## START INFORMATION SUPPLIED
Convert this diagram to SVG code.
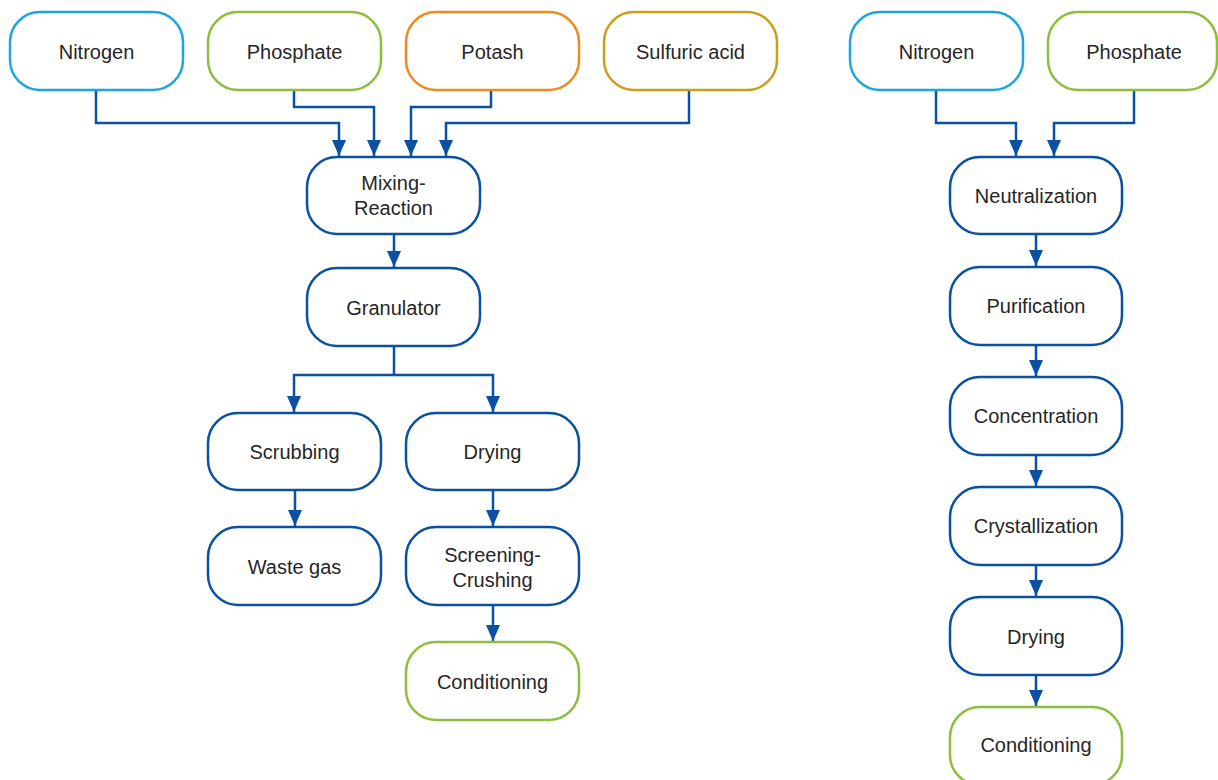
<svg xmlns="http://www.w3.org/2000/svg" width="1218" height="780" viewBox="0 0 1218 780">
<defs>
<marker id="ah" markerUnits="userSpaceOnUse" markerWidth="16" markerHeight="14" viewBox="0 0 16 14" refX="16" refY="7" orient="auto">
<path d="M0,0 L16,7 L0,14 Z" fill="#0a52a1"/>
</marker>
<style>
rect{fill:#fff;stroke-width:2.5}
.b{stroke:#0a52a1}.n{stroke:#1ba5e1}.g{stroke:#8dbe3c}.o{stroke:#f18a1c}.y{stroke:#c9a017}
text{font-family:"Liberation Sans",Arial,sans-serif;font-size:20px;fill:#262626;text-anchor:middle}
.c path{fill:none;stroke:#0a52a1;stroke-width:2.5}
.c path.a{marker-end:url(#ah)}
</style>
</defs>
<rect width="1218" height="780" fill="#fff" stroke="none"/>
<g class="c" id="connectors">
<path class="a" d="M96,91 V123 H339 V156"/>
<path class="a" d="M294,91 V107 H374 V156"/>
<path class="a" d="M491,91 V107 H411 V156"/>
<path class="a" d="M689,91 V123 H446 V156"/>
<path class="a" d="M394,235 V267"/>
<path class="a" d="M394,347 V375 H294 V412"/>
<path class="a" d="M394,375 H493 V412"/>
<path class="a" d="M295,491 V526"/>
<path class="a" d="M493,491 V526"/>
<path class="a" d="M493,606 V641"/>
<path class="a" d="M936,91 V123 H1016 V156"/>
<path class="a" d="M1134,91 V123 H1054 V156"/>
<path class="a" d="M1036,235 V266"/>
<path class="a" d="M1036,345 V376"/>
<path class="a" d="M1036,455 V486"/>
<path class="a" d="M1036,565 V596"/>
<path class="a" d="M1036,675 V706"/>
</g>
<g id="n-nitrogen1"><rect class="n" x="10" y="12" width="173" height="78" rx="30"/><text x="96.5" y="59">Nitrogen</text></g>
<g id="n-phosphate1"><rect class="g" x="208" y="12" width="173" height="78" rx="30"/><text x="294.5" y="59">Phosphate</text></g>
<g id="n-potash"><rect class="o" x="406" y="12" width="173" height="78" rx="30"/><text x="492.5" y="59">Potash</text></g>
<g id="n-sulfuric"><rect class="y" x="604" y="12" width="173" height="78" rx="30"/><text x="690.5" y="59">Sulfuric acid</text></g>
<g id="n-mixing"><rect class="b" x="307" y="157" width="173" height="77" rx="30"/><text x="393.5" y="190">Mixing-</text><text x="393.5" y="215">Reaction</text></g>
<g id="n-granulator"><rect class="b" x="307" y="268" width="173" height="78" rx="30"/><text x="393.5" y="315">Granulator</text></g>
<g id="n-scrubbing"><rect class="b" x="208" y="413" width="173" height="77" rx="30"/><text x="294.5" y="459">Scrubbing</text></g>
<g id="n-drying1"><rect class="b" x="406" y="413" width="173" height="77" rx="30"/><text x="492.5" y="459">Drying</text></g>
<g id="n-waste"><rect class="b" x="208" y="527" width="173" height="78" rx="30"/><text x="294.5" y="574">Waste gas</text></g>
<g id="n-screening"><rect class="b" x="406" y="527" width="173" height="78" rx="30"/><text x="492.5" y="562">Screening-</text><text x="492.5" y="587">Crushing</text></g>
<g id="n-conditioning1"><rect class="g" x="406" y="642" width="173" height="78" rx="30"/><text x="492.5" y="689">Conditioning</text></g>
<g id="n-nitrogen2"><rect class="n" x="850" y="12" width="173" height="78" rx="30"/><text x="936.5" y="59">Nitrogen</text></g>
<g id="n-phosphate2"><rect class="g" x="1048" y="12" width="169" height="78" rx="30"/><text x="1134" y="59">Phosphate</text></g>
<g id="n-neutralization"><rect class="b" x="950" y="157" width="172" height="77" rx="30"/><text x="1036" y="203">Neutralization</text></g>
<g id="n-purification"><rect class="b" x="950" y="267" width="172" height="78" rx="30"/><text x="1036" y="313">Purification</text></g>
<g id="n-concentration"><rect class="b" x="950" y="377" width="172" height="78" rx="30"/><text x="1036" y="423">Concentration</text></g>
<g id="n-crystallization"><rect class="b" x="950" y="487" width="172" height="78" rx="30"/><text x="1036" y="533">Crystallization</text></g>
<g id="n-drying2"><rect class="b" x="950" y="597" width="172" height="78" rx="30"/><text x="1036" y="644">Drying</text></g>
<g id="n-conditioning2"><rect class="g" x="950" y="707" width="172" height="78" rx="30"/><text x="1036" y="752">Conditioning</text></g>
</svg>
## END INFORMATION SUPPLIED
_TASK REQUIREMENTS_
Repeat the material verbatim. Do not carry over any picture.

_CORRECT ANSWER_
Convert this diagram to SVG code.
<svg xmlns="http://www.w3.org/2000/svg" width="1218" height="780" viewBox="0 0 1218 780">
<defs>
<marker id="ah" markerUnits="userSpaceOnUse" markerWidth="16" markerHeight="14" viewBox="0 0 16 14" refX="16" refY="7" orient="auto">
<path d="M0,0 L16,7 L0,14 Z" fill="#0a52a1"/>
</marker>
<style>
rect{fill:#fff;stroke-width:2.5}
.b{stroke:#0a52a1}.n{stroke:#1ba5e1}.g{stroke:#8dbe3c}.o{stroke:#f18a1c}.y{stroke:#c9a017}
text{font-family:"Liberation Sans",Arial,sans-serif;font-size:20px;fill:#262626;text-anchor:middle}
.c path{fill:none;stroke:#0a52a1;stroke-width:2.5}
.c path.a{marker-end:url(#ah)}
</style>
</defs>
<rect width="1218" height="780" fill="#fff" stroke="none"/>
<g class="c" id="connectors">
<path class="a" d="M96,91 V123 H339 V156"/>
<path class="a" d="M294,91 V107 H374 V156"/>
<path class="a" d="M491,91 V107 H411 V156"/>
<path class="a" d="M689,91 V123 H446 V156"/>
<path class="a" d="M394,235 V267"/>
<path class="a" d="M394,347 V375 H294 V412"/>
<path class="a" d="M394,375 H493 V412"/>
<path class="a" d="M295,491 V526"/>
<path class="a" d="M493,491 V526"/>
<path class="a" d="M493,606 V641"/>
<path class="a" d="M936,91 V123 H1016 V156"/>
<path class="a" d="M1134,91 V123 H1054 V156"/>
<path class="a" d="M1036,235 V266"/>
<path class="a" d="M1036,345 V376"/>
<path class="a" d="M1036,455 V486"/>
<path class="a" d="M1036,565 V596"/>
<path class="a" d="M1036,675 V706"/>
</g>
<g id="n-nitrogen1"><rect class="n" x="10" y="12" width="173" height="78" rx="30"/><text x="96.5" y="59">Nitrogen</text></g>
<g id="n-phosphate1"><rect class="g" x="208" y="12" width="173" height="78" rx="30"/><text x="294.5" y="59">Phosphate</text></g>
<g id="n-potash"><rect class="o" x="406" y="12" width="173" height="78" rx="30"/><text x="492.5" y="59">Potash</text></g>
<g id="n-sulfuric"><rect class="y" x="604" y="12" width="173" height="78" rx="30"/><text x="690.5" y="59">Sulfuric acid</text></g>
<g id="n-mixing"><rect class="b" x="307" y="157" width="173" height="77" rx="30"/><text x="393.5" y="190">Mixing-</text><text x="393.5" y="215">Reaction</text></g>
<g id="n-granulator"><rect class="b" x="307" y="268" width="173" height="78" rx="30"/><text x="393.5" y="315">Granulator</text></g>
<g id="n-scrubbing"><rect class="b" x="208" y="413" width="173" height="77" rx="30"/><text x="294.5" y="459">Scrubbing</text></g>
<g id="n-drying1"><rect class="b" x="406" y="413" width="173" height="77" rx="30"/><text x="492.5" y="459">Drying</text></g>
<g id="n-waste"><rect class="b" x="208" y="527" width="173" height="78" rx="30"/><text x="294.5" y="574">Waste gas</text></g>
<g id="n-screening"><rect class="b" x="406" y="527" width="173" height="78" rx="30"/><text x="492.5" y="562">Screening-</text><text x="492.5" y="587">Crushing</text></g>
<g id="n-conditioning1"><rect class="g" x="406" y="642" width="173" height="78" rx="30"/><text x="492.5" y="689">Conditioning</text></g>
<g id="n-nitrogen2"><rect class="n" x="850" y="12" width="173" height="78" rx="30"/><text x="936.5" y="59">Nitrogen</text></g>
<g id="n-phosphate2"><rect class="g" x="1048" y="12" width="169" height="78" rx="30"/><text x="1134" y="59">Phosphate</text></g>
<g id="n-neutralization"><rect class="b" x="950" y="157" width="172" height="77" rx="30"/><text x="1036" y="203">Neutralization</text></g>
<g id="n-purification"><rect class="b" x="950" y="267" width="172" height="78" rx="30"/><text x="1036" y="313">Purification</text></g>
<g id="n-concentration"><rect class="b" x="950" y="377" width="172" height="78" rx="30"/><text x="1036" y="423">Concentration</text></g>
<g id="n-crystallization"><rect class="b" x="950" y="487" width="172" height="78" rx="30"/><text x="1036" y="533">Crystallization</text></g>
<g id="n-drying2"><rect class="b" x="950" y="597" width="172" height="78" rx="30"/><text x="1036" y="644">Drying</text></g>
<g id="n-conditioning2"><rect class="g" x="950" y="707" width="172" height="78" rx="30"/><text x="1036" y="752">Conditioning</text></g>
</svg>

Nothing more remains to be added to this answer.